[Given problem] Quote every line below exactly and skip any picture.
· · · · ·
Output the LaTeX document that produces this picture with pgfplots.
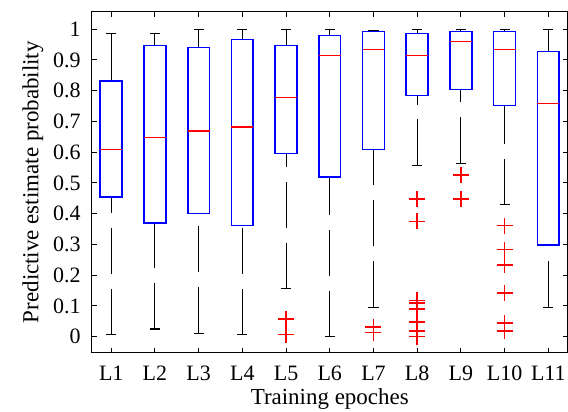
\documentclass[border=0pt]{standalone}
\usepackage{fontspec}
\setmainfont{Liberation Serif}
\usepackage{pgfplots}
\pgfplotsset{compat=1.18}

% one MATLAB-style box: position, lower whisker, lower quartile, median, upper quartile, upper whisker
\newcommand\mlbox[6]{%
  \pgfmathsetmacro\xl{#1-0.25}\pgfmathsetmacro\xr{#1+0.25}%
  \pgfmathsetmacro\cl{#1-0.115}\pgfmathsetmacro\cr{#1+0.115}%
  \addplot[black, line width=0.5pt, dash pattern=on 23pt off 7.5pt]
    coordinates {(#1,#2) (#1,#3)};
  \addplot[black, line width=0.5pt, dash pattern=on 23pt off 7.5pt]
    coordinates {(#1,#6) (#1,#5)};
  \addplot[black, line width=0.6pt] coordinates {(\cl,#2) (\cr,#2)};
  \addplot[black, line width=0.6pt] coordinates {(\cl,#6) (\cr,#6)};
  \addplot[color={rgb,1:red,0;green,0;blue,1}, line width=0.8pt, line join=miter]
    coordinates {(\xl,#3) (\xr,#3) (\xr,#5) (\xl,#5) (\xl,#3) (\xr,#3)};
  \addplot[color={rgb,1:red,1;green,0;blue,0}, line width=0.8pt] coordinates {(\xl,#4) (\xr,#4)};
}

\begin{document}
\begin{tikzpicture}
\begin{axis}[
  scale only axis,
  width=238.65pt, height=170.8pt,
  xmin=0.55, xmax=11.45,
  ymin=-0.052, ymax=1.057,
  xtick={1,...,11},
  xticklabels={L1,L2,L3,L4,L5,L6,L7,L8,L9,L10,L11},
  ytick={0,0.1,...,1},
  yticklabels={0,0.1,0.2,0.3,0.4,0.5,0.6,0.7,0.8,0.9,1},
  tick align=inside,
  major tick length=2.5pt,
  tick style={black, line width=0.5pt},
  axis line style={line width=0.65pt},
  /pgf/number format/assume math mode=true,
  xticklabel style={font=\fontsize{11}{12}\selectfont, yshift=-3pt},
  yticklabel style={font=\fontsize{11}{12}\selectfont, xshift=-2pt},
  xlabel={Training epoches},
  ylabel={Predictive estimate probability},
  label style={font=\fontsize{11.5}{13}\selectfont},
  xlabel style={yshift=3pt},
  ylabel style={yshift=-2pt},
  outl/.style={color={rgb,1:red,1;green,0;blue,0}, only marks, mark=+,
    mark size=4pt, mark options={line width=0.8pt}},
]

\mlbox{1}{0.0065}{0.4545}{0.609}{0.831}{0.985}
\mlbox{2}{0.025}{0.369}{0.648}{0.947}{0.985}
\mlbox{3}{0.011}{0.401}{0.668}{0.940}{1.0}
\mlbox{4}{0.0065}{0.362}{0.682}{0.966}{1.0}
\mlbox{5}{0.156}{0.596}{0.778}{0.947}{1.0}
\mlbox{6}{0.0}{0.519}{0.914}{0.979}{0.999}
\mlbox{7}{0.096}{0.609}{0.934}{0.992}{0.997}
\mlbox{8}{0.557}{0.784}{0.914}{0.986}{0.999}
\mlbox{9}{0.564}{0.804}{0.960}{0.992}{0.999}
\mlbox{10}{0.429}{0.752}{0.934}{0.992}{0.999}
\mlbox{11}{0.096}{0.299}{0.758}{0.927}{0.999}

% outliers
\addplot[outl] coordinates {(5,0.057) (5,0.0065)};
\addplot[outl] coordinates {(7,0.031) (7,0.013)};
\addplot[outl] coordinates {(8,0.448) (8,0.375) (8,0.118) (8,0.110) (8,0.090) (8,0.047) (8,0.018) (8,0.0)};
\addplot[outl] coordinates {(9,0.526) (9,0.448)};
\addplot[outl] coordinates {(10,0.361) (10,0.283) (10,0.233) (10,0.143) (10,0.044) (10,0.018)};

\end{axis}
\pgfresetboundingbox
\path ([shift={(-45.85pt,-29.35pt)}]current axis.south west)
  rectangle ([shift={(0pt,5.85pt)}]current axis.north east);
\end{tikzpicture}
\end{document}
· · · · ·
[Answer below]
Output the LaTeX document that produces this picture with pgfplots.
\documentclass[border=0pt]{standalone}
\usepackage{fontspec}
\setmainfont{Liberation Serif}
\usepackage{pgfplots}
\pgfplotsset{compat=1.18}

% one MATLAB-style box: position, lower whisker, lower quartile, median, upper quartile, upper whisker
\newcommand\mlbox[6]{%
  \pgfmathsetmacro\xl{#1-0.25}\pgfmathsetmacro\xr{#1+0.25}%
  \pgfmathsetmacro\cl{#1-0.115}\pgfmathsetmacro\cr{#1+0.115}%
  \addplot[black, line width=0.5pt, dash pattern=on 23pt off 7.5pt]
    coordinates {(#1,#2) (#1,#3)};
  \addplot[black, line width=0.5pt, dash pattern=on 23pt off 7.5pt]
    coordinates {(#1,#6) (#1,#5)};
  \addplot[black, line width=0.6pt] coordinates {(\cl,#2) (\cr,#2)};
  \addplot[black, line width=0.6pt] coordinates {(\cl,#6) (\cr,#6)};
  \addplot[color={rgb,1:red,0;green,0;blue,1}, line width=0.8pt, line join=miter]
    coordinates {(\xl,#3) (\xr,#3) (\xr,#5) (\xl,#5) (\xl,#3) (\xr,#3)};
  \addplot[color={rgb,1:red,1;green,0;blue,0}, line width=0.8pt] coordinates {(\xl,#4) (\xr,#4)};
}

\begin{document}
\begin{tikzpicture}
\begin{axis}[
  scale only axis,
  width=238.65pt, height=170.8pt,
  xmin=0.55, xmax=11.45,
  ymin=-0.052, ymax=1.057,
  xtick={1,...,11},
  xticklabels={L1,L2,L3,L4,L5,L6,L7,L8,L9,L10,L11},
  ytick={0,0.1,...,1},
  yticklabels={0,0.1,0.2,0.3,0.4,0.5,0.6,0.7,0.8,0.9,1},
  tick align=inside,
  major tick length=2.5pt,
  tick style={black, line width=0.5pt},
  axis line style={line width=0.65pt},
  /pgf/number format/assume math mode=true,
  xticklabel style={font=\fontsize{11}{12}\selectfont, yshift=-3pt},
  yticklabel style={font=\fontsize{11}{12}\selectfont, xshift=-2pt},
  xlabel={Training epoches},
  ylabel={Predictive estimate probability},
  label style={font=\fontsize{11.5}{13}\selectfont},
  xlabel style={yshift=3pt},
  ylabel style={yshift=-2pt},
  outl/.style={color={rgb,1:red,1;green,0;blue,0}, only marks, mark=+,
    mark size=4pt, mark options={line width=0.8pt}},
]

\mlbox{1}{0.0065}{0.4545}{0.609}{0.831}{0.985}
\mlbox{2}{0.025}{0.369}{0.648}{0.947}{0.985}
\mlbox{3}{0.011}{0.401}{0.668}{0.940}{1.0}
\mlbox{4}{0.0065}{0.362}{0.682}{0.966}{1.0}
\mlbox{5}{0.156}{0.596}{0.778}{0.947}{1.0}
\mlbox{6}{0.0}{0.519}{0.914}{0.979}{0.999}
\mlbox{7}{0.096}{0.609}{0.934}{0.992}{0.997}
\mlbox{8}{0.557}{0.784}{0.914}{0.986}{0.999}
\mlbox{9}{0.564}{0.804}{0.960}{0.992}{0.999}
\mlbox{10}{0.429}{0.752}{0.934}{0.992}{0.999}
\mlbox{11}{0.096}{0.299}{0.758}{0.927}{0.999}

% outliers
\addplot[outl] coordinates {(5,0.057) (5,0.0065)};
\addplot[outl] coordinates {(7,0.031) (7,0.013)};
\addplot[outl] coordinates {(8,0.448) (8,0.375) (8,0.118) (8,0.110) (8,0.090) (8,0.047) (8,0.018) (8,0.0)};
\addplot[outl] coordinates {(9,0.526) (9,0.448)};
\addplot[outl] coordinates {(10,0.361) (10,0.283) (10,0.233) (10,0.143) (10,0.044) (10,0.018)};

\end{axis}
\pgfresetboundingbox
\path ([shift={(-45.85pt,-29.35pt)}]current axis.south west)
  rectangle ([shift={(0pt,5.85pt)}]current axis.north east);
\end{tikzpicture}
\end{document}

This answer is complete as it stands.